◆ Problem details
Drop every picture. Then return, exactly, the lines from the beginning of the listing below through the one containing "import numpy as np".

--- start Data shown ---

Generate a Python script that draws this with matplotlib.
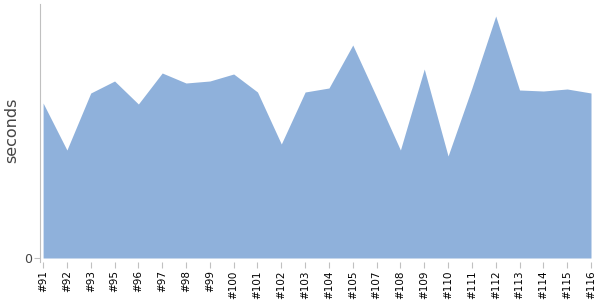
import matplotlib.pyplot as plt
import numpy as np

# build labels and durations
builds = ['#91', '#92', '#93', '#95', '#96', '#97', '#98', '#99', '#100', '#101',
          '#102', '#103', '#104', '#105', '#107', '#108', '#109', '#110', '#111',
          '#112', '#113', '#114', '#115', '#116']
seconds = [1.55, 1.08, 1.65, 1.77, 1.54, 1.85, 1.75, 1.77, 1.84, 1.66,
           1.14, 1.66, 1.70, 2.13, 1.61, 1.08, 1.89, 1.02, 1.70,
           2.42, 1.68, 1.67, 1.69, 1.65]

fig = plt.figure(figsize=(6, 3), dpi=100)
ax = fig.add_axes([40 / 600, 1 - 262 / 300, 551 / 600, 258 / 300])

x = np.arange(len(builds))
ax.fill_between(x, 0, seconds, color='#8fb1db', linewidth=0)

ax.set_xlim(-0.13, len(builds) - 1)
ax.set_ylim(-0.04, 2.54)
ax.set_xticks(x)
ax.set_xticklabels(builds, rotation=90, fontsize=7.5)
ax.set_yticks([0])
ax.set_yticklabels(['0'], fontsize=9, color='#444444')
ax.set_ylabel('seconds', fontsize=11.5, color='#444444')
ax.yaxis.set_label_coords(-0.037, 0.51)

for s in ['top', 'right', 'bottom']:
    ax.spines[s].set_visible(False)
ax.spines['left'].set_color('#c0c0c0')
ax.tick_params(axis='x', colors='#c0c0c0', labelcolor='black', length=4, pad=2)
ax.tick_params(axis='y', colors='#c0c0c0', labelcolor='#444444', length=4, pad=2)

fig.savefig('out.png', dpi=100)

--- end Data shown ---

◆ Finished exercise
Generate a Python script that draws this with matplotlib.
import matplotlib.pyplot as plt
import numpy as np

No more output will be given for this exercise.